Well, I gotta go on a scavenger hunt all over the building, aha, and Dottie, my secretary, Dottie Van Paris, she said to me, "Digger, I found the chair to your desk.

“It is in the ladies' room in a stall behind the door.” (Laughter).

From that moment on, anytime I saw Ara, yes, even here a year ago, July 9, when Linda had a surprise 75th birthday party for me and I see Katie and Ara, Jim Gibbons and his wife, and Rog, as soon as I said hello to everybody, I look at him and I say, "Hey, there's a lamp still missing, where is it?"

(Laughter).

But he became my big brother when I got here at the age of 29. He was also a mentor. I would go down ‑‑ and back then they had eight millimeter film. You had this machine and I would watch him break it down, he would let me in his office to share it with him, show me where the offense broke down or defense broke down.

I'd go to his practices. I'd watch his strategy. I even watched them practice before they went to play Alabama in that championship game over here in the old hockey ring area.

And I said to him, "ARA, can I have a sideline pass? I want you to coach that national championship game."

Between Roger and him, I get the sideline pass and second quarter I'm down on the field with 80,000 fans watching him coach against Bear Bryant.

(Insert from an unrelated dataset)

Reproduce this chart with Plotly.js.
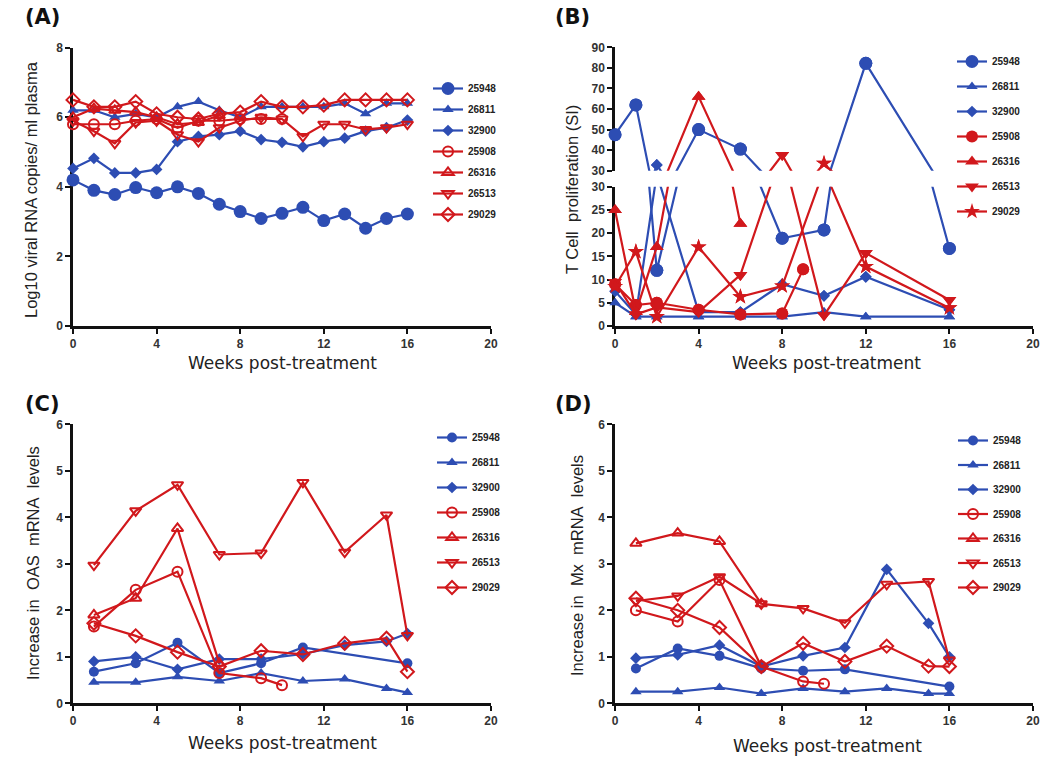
<!DOCTYPE html>
<html>
<head>
<meta charset="utf-8">
<script src="https://cdn.plot.ly/plotly-3.0.1.min.js"></script>
<style>html,body{margin:0;padding:0;background:#fff;}#chart{width:1050px;height:763px;}</style>
</head>
<body>
<div id="chart"></div>
<script>
// ---------------- DATA ----------------
const animals = ["25948", "26811", "32900", "25908", "26316", "26513", "29029"];

// Panel A: Log10 viral RNA copies / ml plasma
const weeksA = [0,1,2,3,4,5,6,7,8,9,10,11,12,13,14,15,16];
const weeksA_25908 = [0,1,2,3,4,5,6,7,8,9,10];
const weeksA_26316 = [0,1,2,3,4,5,6,7];
const a25948 = [4.2,3.9,3.78,3.98,3.83,4.0,3.81,3.5,3.29,3.09,3.24,3.41,3.03,3.22,2.81,3.09,3.22];
const a26811 = [6.2,6.2,6.0,6.1,6.0,6.3,6.45,6.2,6.0,6.3,6.3,6.3,6.3,6.4,6.1,6.4,6.4];
const a32900 = [4.53,4.82,4.4,4.4,4.5,5.3,5.45,5.5,5.6,5.36,5.28,5.15,5.3,5.4,5.6,5.7,5.92];
const a25908 = [5.8,5.8,5.8,5.9,5.95,5.7,5.9,5.9,5.95,5.95,5.95];
const a26316 = [6.0,6.25,6.2,6.15,6.0,5.8,5.85,6.05];
const a26513 = [5.9,5.6,5.25,5.85,5.9,5.5,5.3,5.7,5.9,6.0,5.95,5.45,5.8,5.8,5.65,5.7,5.8];
const a29029 = [6.5,6.3,6.3,6.45,6.1,6.0,5.95,6.1,6.15,6.45,6.3,6.3,6.35,6.5,6.5,6.5,6.5];

// Panel B: T cell proliferation (SI)
const weeksB = [0,1,2,4,6,8,10,12,16];
const weeksB_25908 = [0,1,2,4,6,8,9];
const weeksB_26316 = [0,1,2,4,6];
const b25948 = [47.5,62,12,50,40.5,18.9,20.7,82.2,16.7];
const b26811 = [5,2,2,2,2,2,3,2,2];
const b32900 = [7.5,2.5,32.8,3,3,9,6.5,10.6,3.5];
const b25908 = [9,4.5,5,3.5,2.5,2.7,12.2];
const b26316 = [25,3,17,66,22];
const b26513 = [9.5,2.5,4,3,11,37.6,2.3,15.7,5.6];
const b29029 = [8.5,16,2,17,6.3,8.6,33.6,12.8,3.9];

// Panel C: OAS mRNA
const weeksCD = [1,3,5,7,9,11,13,15,16];
const weeksCD_25948 = [1,3,5,7,9,11,16];
const weeksCD_25908 = [1,3,5,7,9,10];
const weeksCD_26316 = [1,3,5,7];
const c25948 = [0.68,0.86,1.3,0.65,0.86,1.2,0.86];
const c26811 = [0.45,0.45,0.57,0.48,0.65,0.48,0.52,0.32,0.23];
const c32900 = [0.9,1.0,0.73,0.95,0.95,1.06,1.25,1.33,1.5];
const c25908 = [1.65,2.44,2.83,0.65,0.54,0.39];
const c26316 = [1.9,2.26,3.76,0.86];
const c26513 = [2.97,4.14,4.7,3.2,3.23,4.75,3.25,4.05,1.46];
const c29029 = [1.72,1.45,1.1,0.79,1.13,1.05,1.29,1.4,0.68];

// Panel D: Mx mRNA
const d25948 = [0.75,1.18,1.02,0.75,0.7,0.73,0.36];
const d26811 = [0.25,0.25,0.34,0.21,0.32,0.25,0.32,0.21,0.21];
const d32900 = [0.97,1.04,1.25,0.79,1.02,1.2,2.88,1.72,1.0];
const d25908 = [2.0,1.76,2.65,0.79,0.47,0.42];
const d26316 = [3.44,3.66,3.48,2.14];
const d26513 = [2.2,2.31,2.72,2.14,2.04,1.73,2.56,2.62,0.93];
const d29029 = [2.26,2.0,1.63,0.79,1.29,0.9,1.23,0.8,0.79];

const xTicks = [0,4,8,12,16,20];

// ---------------- STYLE ----------------
const FONT = "Liberation Sans, Arial, Helvetica, sans-serif";
const WIDEFONT = "DejaVu Sans, Verdana, sans-serif";
const BLUE = "#2d4db3";
const RED = "#d1181c";
const W = 1050, H = 763;
const px = v => v / W;
const py = v => 1 - v / H;

function markerStyle(idx, filled, big) {
  const isBlue = idx < 3;
  const color = isBlue ? BLUE : RED;
  const symsFilled = ["circle","triangle-up","diamond","circle","triangle-up","triangle-down","star"];
  const symsOpen = ["circle","triangle-up","diamond","circle-open","triangle-up-open","triangle-down-open","diamond-open"];
  const sizes = big ? [13,10,9,12,12,12,12] : [10,10,9,10,10,10,10];
  const sym = filled ? symsFilled[idx] : symsOpen[idx];
  return {symbol: sym, size: sizes[idx], color: color, line: {color: color, width: (sym.indexOf("open") >= 0) ? 2 : 0}};
}

const traces = [];
function addSeries(xs, ys, idx, xa, ya, legendName, filled, big) {
  const col = idx < 3 ? BLUE : RED;
  traces.push({
    x: xs, y: ys, type: "scatter", mode: "lines+markers",
    xaxis: xa, yaxis: ya, name: animals[idx],
    legend: legendName, legendgroup: legendName + animals[idx],
    line: {color: col, width: 2.2},
    marker: markerStyle(idx, filled, big),
    cliponaxis: false, hoverinfo: "x+y+name"
  });
}

// Panel A
const aX = [weeksA, weeksA, weeksA, weeksA_25908, weeksA_26316, weeksA, weeksA];
const aY = [a25948, a26811, a32900, a25908, a26316, a26513, a29029];
aY.forEach((ys, i) => addSeries(aX[i], ys, i, "x", "y", "legend", false, i === 0));

// Panel B (broken axis: lower 0-30 on y2, upper 30-90 on y5)
const bX = [weeksB, weeksB, weeksB, weeksB_25908, weeksB_26316, weeksB, weeksB];
const bY = [b25948, b26811, b32900, b25908, b26316, b26513, b29029];
bY.forEach((ys, i) => {
  const col = i < 3 ? BLUE : RED;
  const m = markerStyle(i, true, true);
  traces.push({x: bX[i], y: ys, type: "scatter", mode: "lines+markers", xaxis: "x2", yaxis: "y2",
    name: animals[i], legend: "legend2", legendgroup: "b" + animals[i],
    line: {color: col, width: 2.2}, marker: m, cliponaxis: true, hoverinfo: "x+y+name"});
  traces.push({x: bX[i], y: ys, type: "scatter", mode: "lines+markers", xaxis: "x2", yaxis: "y5",
    name: animals[i], showlegend: false, legendgroup: "b" + animals[i],
    line: {color: col, width: 2.2}, marker: m, cliponaxis: true, hoverinfo: "x+y+name"});
  traces.push({x: bX[i], y: ys.map(v => v <= 30 ? v : null), type: "scatter", mode: "markers",
    xaxis: "x2", yaxis: "y2", showlegend: false, marker: m, cliponaxis: false, hoverinfo: "skip"});
  traces.push({x: bX[i], y: ys.map(v => v > 30 ? v : null), type: "scatter", mode: "markers",
    xaxis: "x2", yaxis: "y5", showlegend: false, marker: m, cliponaxis: false, hoverinfo: "skip"});
});

// Panel C
const cdX = [weeksCD_25948, weeksCD, weeksCD, weeksCD_25908, weeksCD_26316, weeksCD, weeksCD];
const cY = [c25948, c26811, c32900, c25908, c26316, c26513, c29029];
cY.forEach((ys, i) => addSeries(cdX[i], ys, i, "x3", "y3", "legend3", false, false));

// Panel D
const dY = [d25948, d26811, d32900, d25908, d26316, d26513, d29029];
dY.forEach((ys, i) => addSeries(cdX[i], ys, i, "x4", "y4", "legend4", false, false));

// ---------------- LAYOUT ----------------
const tickFont = {family: FONT, size: 12, color: "#333", weight: "bold"};
function xAxis(domain, anchor) {
  return {domain: domain, anchor: anchor, range: [0, 20], tickvals: xTicks, ticktext: xTicks.map(String),
    showline: true, linewidth: 2.5, linecolor: "#111", ticks: "outside", ticklen: 5, tickwidth: 2,
    tickcolor: "#111", showgrid: false, zeroline: false, tickfont: tickFont, layer: "below traces", fixedrange: true};
}
function yAxis(domain, anchor, range, dtick) {
  return {domain: domain, anchor: anchor, range: range, dtick: dtick, tick0: 0,
    showline: true, linewidth: 2.5, linecolor: "#111", ticks: "outside", ticklen: 5, tickwidth: 2,
    tickcolor: "#111", showgrid: false, zeroline: false, tickfont: tickFont, layer: "below traces", fixedrange: true};
}

const xDomL = [px(73), px(491)];
const xDomR = [px(615), px(1033)];

function legendAt(xp, yp, gap) {
  return {x: px(xp), y: py(yp), xanchor: "left", yanchor: "top", traceorder: "grouped",
    tracegroupgap: gap, bgcolor: "rgba(0,0,0,0)", font: {family: FONT, size: 10, color: "#222", weight: "bold"}};
}

function ytitle(text, x, y) {
  return {text: text, x: px(x), y: py(y), xref: "paper", yref: "paper", showarrow: false,
    textangle: -90, font: {family: FONT, size: 16.5, color: "#222"}, xanchor: "center", yanchor: "middle"};
}
function xtitle(text, x, y) {
  return {text: text, x: px(x), y: py(y), xref: "paper", yref: "paper", showarrow: false,
    font: {family: WIDEFONT, size: 17, color: "#222"}, xanchor: "center", yanchor: "middle"};
}
function panelLabel(text, x, y) {
  return {text: text, x: px(x), y: py(y), xref: "paper", yref: "paper", showarrow: false,
    font: {family: WIDEFONT, size: 21, color: "#111", weight: "bold"}, xanchor: "left", yanchor: "middle"};
}
const NB = "\u00A0";

const layout = {
  width: W, height: H, margin: {l: 0, r: 0, t: 0, b: 0},
  paper_bgcolor: "#fff", plot_bgcolor: "rgba(0,0,0,0)", showlegend: true, hovermode: "closest",
  font: {family: FONT},
  xaxis: xAxis(xDomL, "y"),
  yaxis: yAxis([py(326), py(47.7)], "x", [0, 8], 2),
  xaxis2: xAxis(xDomR, "y2"),
  yaxis2: yAxis([py(326), py(186.7)], "x2", [0, 30], 5),
  yaxis5: yAxis([py(170.7), py(47.3)], "x2", [30, 90], 10),
  xaxis3: xAxis(xDomL, "y3"),
  yaxis3: yAxis([py(703.3), py(424.3)], "x3", [0, 6], 1),
  xaxis4: xAxis(xDomR, "y4"),
  yaxis4: yAxis([py(703.3), py(424.3)], "x4", [0, 6], 1),
  legend: legendAt(428, 74, 2),
  legend2: legendAt(952, 47, 6),
  legend3: legendAt(432, 423, 6),
  legend4: legendAt(953, 426, 5.5),
  annotations: [
    panelLabel("(A)", 23, 17), panelLabel("(B)", 553, 17), panelLabel("(C)", 23, 404), panelLabel("(D)", 553, 404),
    ytitle("Log10 viral RNA copies/ ml plasma", 31, 190),
    ytitle("T Cell" + NB + NB + "proliferation (SI)", 572, 190),
    ytitle("Increase in" + NB + NB + "OAS" + NB + NB + "mRNA" + NB + NB + "levels", 33, 563),
    ytitle("Increase in" + NB + NB + "Mx" + NB + NB + "mRNA" + NB + NB + "levels", 577, 566),
    xtitle("Weeks post-treatment", 282, 363), xtitle("Weeks post-treatment", 826, 363),
    xtitle("Weeks post-treatment", 282, 743), xtitle("Weeks post-treatment", 827, 746)
  ]
};

Plotly.newPlot("chart", traces, layout, {displayModeBar: false});
</script>
</body>
</html>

Well, I will say as a young coach, the success I had as young as I was, that part of my life it was Ara being my big brother and my mentor. He was incredible when it came to being who he was and how he was especially in letting me learn and know and understand how to coach here at Notre Dame, because the first thing I learned from him, he said, "Digger, you have to understand this: Every game you play it's the other team's Super Bowl. So your kids have got to really be ready and above being ready because the other team's coming after you."

I never forgot that one. Yet, there was Katie, his wife. There's a lady on the dome. She's the Blessed Mother. But Katie, she was the heart and soul by his side until he passed. May he rest in peace. Ara, we miss you.